Se fue del todo la Coca Sarli; ya se había ido antes, pero como volvió un par de veces, se nos antojaba eterna, igual que Buenos Aires para Borges.
Como soy muchacho de otro tiempo, nunca pude estar en época para pensar que sus películas eran eróticas, al menos no en su sentido restrictivo: son, como ella misma, objetos de culto inclasificables. Las categorías del arte no las tocan; son una gran fortuna. Objetos únicos, en el vértice de algo inexplicable y maravilloso: la justificación erótica no fue más que la excusa para abrir la puerta a algo enorme, a una bocanada de sentido impronunciable, censurado.
Sus retruécanos y mohines son patrimonio de los argentinos, tanto o más que los poemas de Girondo o las piruetas de Piluso.

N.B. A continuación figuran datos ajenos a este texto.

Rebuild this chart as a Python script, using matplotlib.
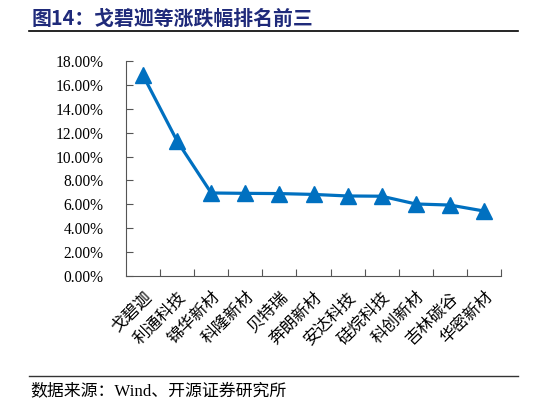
import matplotlib
matplotlib.use("Agg")
import matplotlib.pyplot as plt
from matplotlib.ticker import FuncFormatter
from matplotlib.lines import Line2D

# data
companies = ["戈碧迦", "利通科技", "锦华新材", "科隆新材", "贝特瑞", "奔朗新材",
             "安达科技", "硅烷科技", "科创新材", "吉林碳谷", "华密新材"]
change_pct = [16.80, 11.30, 6.95, 6.92, 6.90, 6.83, 6.70, 6.68, 6.03, 5.94, 5.44]

cjk = ["Noto Sans CJK SC", "DejaVu Sans"]
serif_cjk = ["Liberation Serif", "Noto Sans CJK SC"]

fig = plt.figure(figsize=(5.46, 4.05), dpi=100)
ax = fig.add_axes([126 / 546, 1 - 276 / 405, 375 / 546, 215 / 405])

x = range(len(companies))
ax.plot(x, change_pct, color="#0070C0", lw=2.3, marker="^", markersize=11,
        markerfacecolor="#0070C0", markeredgecolor="#0070C0")

ax.set_xlim(-0.5, len(companies) - 0.5)
ax.set_ylim(0, 18)
ax.set_yticks([i * 2 for i in range(10)])
ax.yaxis.set_major_formatter(FuncFormatter(lambda v, p: f"{v:.2f}%"))
for lab in ax.get_yticklabels():
    lab.set_family("Liberation Serif")
    lab.set_fontsize(11.2)

# category ticks sit between the categories
ax.set_xticks([i + 0.5 for i in range(len(companies) - 1)] + [len(companies) - 0.5], minor=False)
ax.set_xticklabels([])
ax.set_xticks(list(x), minor=True)
ax.set_xticklabels(companies, minor=True, rotation=45, ha="right", va="top",
                   rotation_mode="anchor", family=cjk, fontsize=12, fontweight="light")
ax.tick_params(axis="x", which="minor", length=0, pad=9)
ax.tick_params(axis="x", which="major", direction="in", length=5, color="#555555")
ax.tick_params(axis="y", direction="in", length=5, color="#555555", pad=16)

for s in ["top", "right"]:
    ax.spines[s].set_visible(False)
ax.spines["left"].set_color("#555555")
ax.spines["bottom"].set_color("#555555")

# title and source, as in the report layout
fig.text(32 / 546, 1 - 18 / 405, "图14：戈碧迦等涨跌幅排名前三", family=cjk,
         fontsize=14.3, fontweight="bold", color="#1F2A7A", va="center", ha="left")
fig.add_artist(Line2D([29 / 546, 518 / 546], [1 - 31 / 405, 1 - 31 / 405],
                      color="black", lw=1.2))
fig.add_artist(Line2D([29 / 546, 518 / 546], [1 - 375.5 / 405, 1 - 375.5 / 405],
                      color="#333333", lw=1.0))
fig.text(30 / 546, 1 - 391 / 405, "数据来源：Wind、开源证券研究所", family=serif_cjk,
         fontsize=12.2, color="black", va="center", ha="left")

fig.savefig("out.png", dpi=100)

No hay rodaje en el que los actores no nos encontremos a veces en una zona extraña que sería incómoda si no fuera porque siempre hay una frase de la Sarli que libera el síntoma y la transforma en risible: “Chupe, Jorge, que es trabajo”, cada vez que actores y actrices nos vemos en escenas íntimas entre extraños, “Qué tiempo loco”, cuando dos tomas no pegan porque las nubes se movieron o porque se filmó un mes después, sin olvidar el “Ay, pero ¿cuántos son?”, frase mágica de uso general que sirve para mil circunstancias, como el Avemaría.
La Coca, que supo irse en tren desde Buenos Aires a París, que fue engañada y revolcada, a la vez que deseada y estudiada, que desbarató la pacatería vernácula y se convirtió en mito y en ícono y en cosa, revela un secreto callado a voces: que el cine es algo sobrenatural, bizarro y trascendente. Nos hará falta.